Lincoln Memorial Turns 100 on Memorial Day


We live in Mr. Lincoln’s city. So much of his life’s moments vibrate through the collective frequencies of Washington, D.C., where other presidents come to mind.

This nation’s savior, the great emancipator, our first martyred president, a doting father and husband, Abraham Lincoln watches over us still.

There are so many images of and so many books written about Lincoln that we sense we might lose our focus on this man upon whose death an observer proclaimed: “Now, he belongs to the ages.”

Indeed, he does. Happily, we live in Mr. Lincoln’s city. We know where to look, where to go — as so many before us — and we go to the Lincoln Memorial, which turns 100 on May 30, where he indeed watches over us in Jupiterian solemnity.

Inspired by the Parthenon, the memorial centers on a statue of the seated 16th president of the United States. Inscriptions on the interior walls feature his Gettysburg Address and Second Inaugural Address. Nearby murals depict the reunification of the United States after the Civil War as well as the emancipation of more than 4,000,000 enslaved persons. 

The sculpture is by Daniel Chester French, whose works include “Thomas Hopkins Gallaudet and Alice Cogswell” at Gallaudet University and “Alma Mater” at Columbia University. The building is by Henry Bacon, who worked with French on other commissions, including the Dupont Circle Fountain.

The National Mall would be impossible without this symbolically powerful structure, part of the National Park Service, which tells us: “The dedication of the Lincoln Memorial took place on Decoration Day (now known as Memorial Day) weekend. An estimated crowd of 50,000 attended the ceremony, while as many as two million listened across the country via the new medium of radio. Speakers included President Warren G. Harding, former president and Chief Justice of the United States William Howard Taft (who also served as chairman of the Lincoln Memorial Commission, which had overseen the design and construction of the memorial), and Dr. Robert Russa Moton, principal of the Tuskegee Institute. The latter, despite his honored place in the program and his remarks promoting equality among the races, addressed a segregated audience that day, a symbol not only how far the nation had come, but how much work remained.”

In his dedication speech in 1922, Harding concluded: “This memorial, matchless tribute that it is, is less for Abraham Lincoln than for those of us today, and for those who follow after. His surpassing compensation would have been in living, to have his ten thousand sorrows dissipated in the rejoicings …  This great American heart would be aglow to note how resolutely we are going on, always on, holding to constitutional methods, amending to meet the requirements of a progressive civilization, clinging to majority rule, properly restrained, which is ‘the only true sovereign of a free people,’ and working to the fulfillment of the destiny of the world’s greatest republic!

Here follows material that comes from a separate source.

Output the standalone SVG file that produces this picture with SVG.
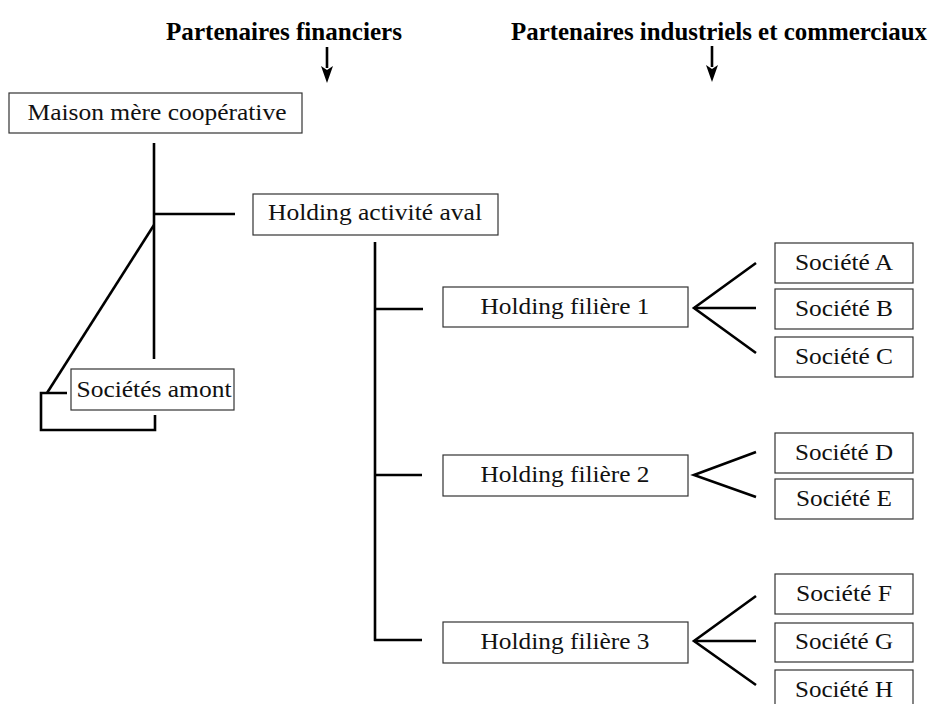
<svg xmlns="http://www.w3.org/2000/svg" width="932" height="704" viewBox="0 0 932 704">
<defs>
<style>
.box{fill:#fff;stroke:#333;stroke-width:1.2}
.t{font-family:"Liberation Serif","DejaVu Serif",serif;font-size:24px;fill:#111;text-anchor:middle}
.h{font-family:"Liberation Serif","DejaVu Serif",serif;font-size:25px;font-weight:bold;fill:#000}
.c{stroke:#000;stroke-width:2.6;fill:none}
</style>
</defs>
<rect width="932" height="704" fill="#fff"/>
<g id="headers">
<text class="h" x="166" y="40" textLength="236" lengthAdjust="spacingAndGlyphs">Partenaires financiers</text>
<text class="h" x="511" y="40" textLength="416" lengthAdjust="spacingAndGlyphs">Partenaires industriels et commerciaux</text>
</g>
<g id="connectors">
<line class="c" x1="327" y1="47" x2="327" y2="68"/>
<path d="M321,66 L327,83 L333,66 L327,70 Z" fill="#000"/>
<line class="c" x1="712" y1="46" x2="712" y2="67"/>
<path d="M706,65 L712,82 L718,65 L712,69 Z" fill="#000"/>
<line class="c" x1="154" y1="143" x2="154" y2="359"/>
<line class="c" x1="154" y1="214" x2="235" y2="214"/>
<line class="c" x1="154" y1="225" x2="47" y2="393"/>
<polyline class="c" points="67,393 41,393 41,430 155,430 155,415"/>
<line class="c" x1="375" y1="242" x2="375" y2="641"/>
<line class="c" x1="374" y1="309" x2="423" y2="309"/>
<line class="c" x1="374" y1="475" x2="422" y2="475"/>
<line class="c" x1="374" y1="640" x2="422" y2="640"/>
<polyline class="c" points="756,263 694,308 756,353"/>
<line class="c" x1="694" y1="308" x2="756" y2="308"/>
<polyline class="c" points="756,452 694,475 756,497"/>
<polyline class="c" points="756,596 694,641 756,685"/>
<line class="c" x1="694" y1="641" x2="756" y2="641"/>
</g>
<g id="maison"><rect class="box" x="9" y="93" width="293" height="40"/><text class="t" x="157" y="120" textLength="259" lengthAdjust="spacingAndGlyphs">Maison mère coopérative</text></g>
<g id="aval"><rect class="box" x="253" y="194" width="245" height="41"/><text class="t" x="375" y="220" textLength="214" lengthAdjust="spacingAndGlyphs">Holding activité aval</text></g>
<g id="amont"><rect class="box" x="71" y="369" width="163" height="41"/><text class="t" x="154" y="397" textLength="155" lengthAdjust="spacingAndGlyphs">Sociétés amont</text></g>
<g id="filiere1"><rect class="box" x="443" y="287" width="245" height="40"/><text class="t" x="565" y="314" textLength="169" lengthAdjust="spacingAndGlyphs">Holding filière 1</text></g>
<g id="filiere2"><rect class="box" x="443" y="455" width="245" height="41"/><text class="t" x="565" y="482" textLength="169" lengthAdjust="spacingAndGlyphs">Holding filière 2</text></g>
<g id="filiere3"><rect class="box" x="443" y="622" width="245" height="41"/><text class="t" x="565" y="649" textLength="169" lengthAdjust="spacingAndGlyphs">Holding filière 3</text></g>
<g id="societeA"><rect class="box" x="775" y="243" width="138" height="40"/><text class="t" x="844" y="270" textLength="98" lengthAdjust="spacingAndGlyphs">Société A</text></g>
<g id="societeB"><rect class="box" x="775" y="289" width="138" height="40"/><text class="t" x="844" y="316" textLength="98" lengthAdjust="spacingAndGlyphs">Société B</text></g>
<g id="societeC"><rect class="box" x="775" y="337" width="138" height="40"/><text class="t" x="844" y="364" textLength="98" lengthAdjust="spacingAndGlyphs">Société C</text></g>
<g id="societeD"><rect class="box" x="775" y="433" width="138" height="40"/><text class="t" x="844" y="460" textLength="98" lengthAdjust="spacingAndGlyphs">Société D</text></g>
<g id="societeE"><rect class="box" x="775" y="479" width="138" height="40"/><text class="t" x="844" y="506" textLength="96" lengthAdjust="spacingAndGlyphs">Société E</text></g>
<g id="societeF"><rect class="box" x="775" y="574" width="138" height="40"/><text class="t" x="844" y="601" textLength="96" lengthAdjust="spacingAndGlyphs">Société F</text></g>
<g id="societeG"><rect class="box" x="775" y="623" width="138" height="39"/><text class="t" x="844" y="649" textLength="98" lengthAdjust="spacingAndGlyphs">Société G</text></g>
<g id="societeH"><rect class="box" x="775" y="670" width="138" height="40"/><text class="t" x="844" y="697" textLength="98" lengthAdjust="spacingAndGlyphs">Société H</text></g>
</svg>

“Fifty-seven years ago, this people gave from their ranks, sprung from their own fiber, this plain man, holding their common ideals. They gave him first to service of the nation in the hour of peril, then to their pantheon of fame. With them and by them he is enshrined and exalted forever.

“Today American gratitude, love and appreciation, give to Abraham Lincoln this lone white temple, a pantheon for him alone.”

Still, it is those who have stood at this perch of power that gives the Lincoln Memorial its enduring, ever-present prominence in the American mind.

Think of Marian Anderson in 1939, Rev. Martin Luther King, Jr., in 1963, protestors against the Vietnam War, and so many other demonstrations for racial, economic and social justice — and for peace. Imagine what Lincoln himself might have thought about the inauguration of the nation’s first Black president Barack Obama, with first lady Michelle Obama next to him, on that cold day, January 20, 2009. See the everyday visitors, from near and far, climbing the steps to see this great American. Look out for cyclists passing by, a few dancers in the Reflecting Pool, parents with strollers, the National Park Police on horseback, photographers waiting for the perfect shot. Show up early to beat the crowds watching the July 4th fireworks.

The Lincoln Monument during the January 18, 2009, “We Are One Concert” celebrating the inauguration of the nation’s first Black president Barack Obama. Photo by Jarek Tuszyński.

And we read and know: “In this temple, as in the hearts of the people for whom he saved the Union, the memory of Abraham Lincoln is enshrined forever.”

After all, we are in Mr. Lincoln’s city, and he is still watching over us.